Mexico: government to bust electrical workers?

Members of the independent Mexican Electrical Workers Union (SME) were guarding the Mexico City facilities of the state-owned Central Light and Power Company (LFC) to make sure the federal government could not “throw the switch and blame the workers,” union president Martín Esparza Flores said after a labor forum in the capital on Oct. 3. The union charged on Sept. 29 that President Felipe Calderón Hinojosa’s center-right administration was contemplating a quasi-military occupation of the plants within a week on the pretext that the SME was planning to cause a blackout. The LFC provides power for the Federal District, and México, Morelos, Puebla and Hidalgo states.

The union denied any intention to sabotage the system; the SME was calling for resistance through mobilizations and marches, Esparza Flores said. The militant union has been a leading force in the National Front Against Privatization and other movements fighting the government’s neoliberal economic policies.

Labor Secretary Javier Lozano Alarcón has refused to recognize Esparza Flores as president of the union following an election this year that was challenged by Alejandro Muñoz Reséndiz, who heads the small dissident group Union Transparency. Lozano could declare the election invalid, leaving the union without official leaders. The secretary of labor used a similar tactic with the National Union of Mine and Metal Workers and the Like of the Mexican Republic (SNTMMSRM), leading to a three-year struggle that remains unresolved. The move against the SME leadership came as the government was reducing the power company’s budget and was calling for a change in management and for the complete restructuring of the company.

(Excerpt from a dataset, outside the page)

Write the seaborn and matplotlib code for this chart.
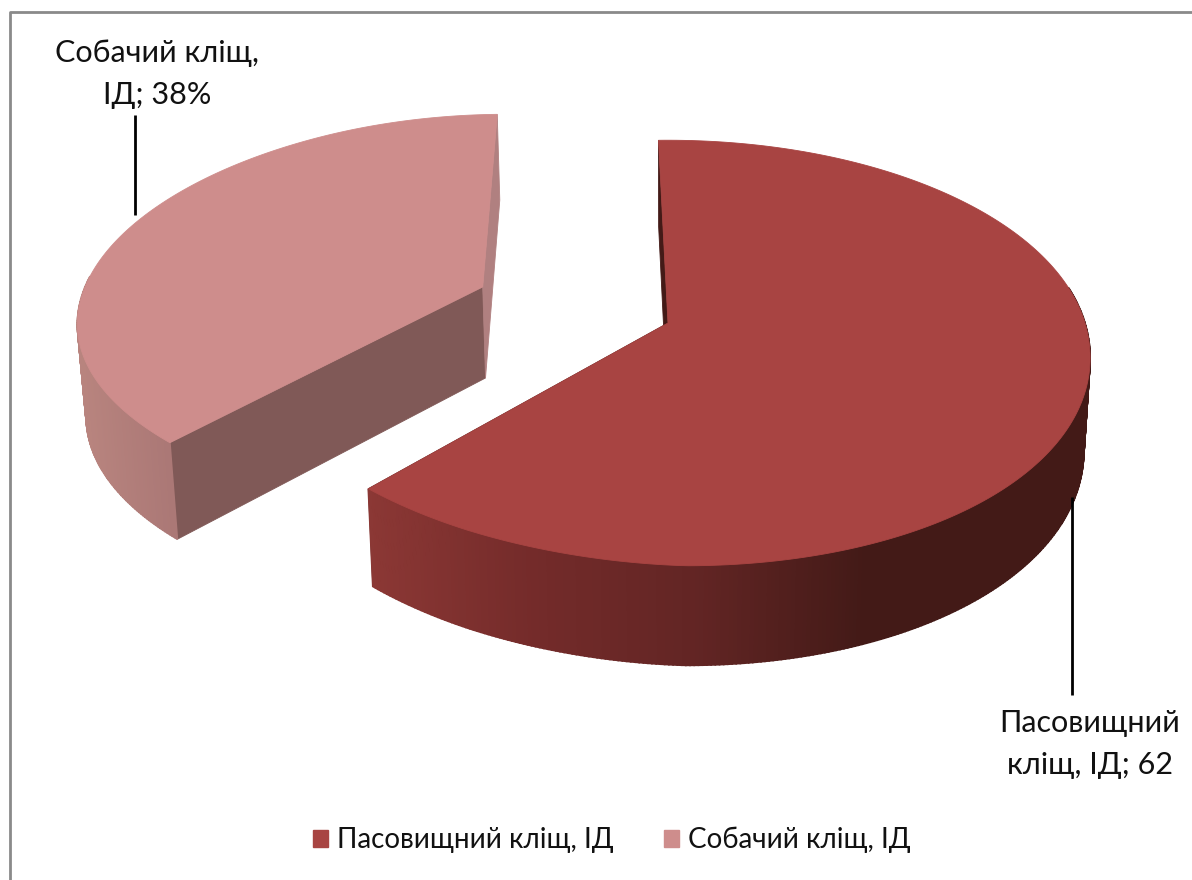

The SME says that Muñoz Reséndiz and some 20-30 other Union Transparency members attacked the union’s headquarters in Mexico City on Sept. 23, taking money, checkbooks and records. They were supported by about 150 other people who were not members of the union, some of them armed, according to the SME. (La Jornada, Mexico, Oct. 4; Mexican Labor News and Analysis, September 2009)

From Weekly News Update on the Americas, Oct. 4

See our last posts on Mexico and the labor struggle.

  1. You speak of these workers
    You speak of these workers as if they were innocent victims. Every Mexico City resident worth his salt considers this union abominable. They are a CRIMINAL SYNDICATE OF PROFESSIONAL EXTORTIONISTS. They summarily threaten you with gigantic rate schedules unless you bribe. If you take them to court, it takes years to resolve it. If they end up owing you money, THEY NEVER PAY. If your street needs a transformer, they put out fake documents and tell the residents of the street that they need to pay for the transformer or they wont get it. Then they pocket the money. These union leaders should have been imprisoned long ago. They are dinosaur remnants of the old oligarchic system, and Calderón will do right if he finally breaks their nepotistic organization (where you have to know someone to get a job there, or bribe your way in to be a part of it). What I’ve mentioned, is just the tip of the iceberg when it comes to the LFC crimes against the residents of Mexico City who have put up with their abuses for long enough.

    1. We cite our sources…
      The Weekly News Update is a news summary carrying stories from Latin America and the Caribbean that we think will be of interest to activists in the US and elsewhere. We generally use progressive sources which we have found to be reliable or which we consider reliable on specific topics. The item above isn’t an opinion piece: as you can see, it’s a digest of reporting from La Jornada in Mexico, one of the most respected newspapers in Latin America, and from Mexican Labor News and Analysis, which is sponsored by the United Electrical Workers (UE) and is edited by Dan La Botz, a longtime student of the Mexican labor movement. If you have problems with their reporting, you can take your complaints up with them.

      It is true that Martin Esparza’s support within the SME seems to be weakening. According to the Oct. 6 Wall Street Journal, the vote in the union’s July elections was very close–27,010 to 26,658. On the other hand, Esparza is regularly a featured speaker at labor rallies and other protests against neoliberal policies, and in the current struggle the SME leadership is getting support from a range of forces in the Party of the Democratic Revolution, from Andres Manuel Lopez Obrador to Jesus Ortega. Against the public backing of much of the Mexican labor movement and the left, you just cite what you say is the opinion of “every Mexico City resident who’s worth his salt.”

      Calderon’s center-right government has now taken over the LFC installations and fired all the workers. We’ll send out an update on that as soon as we can.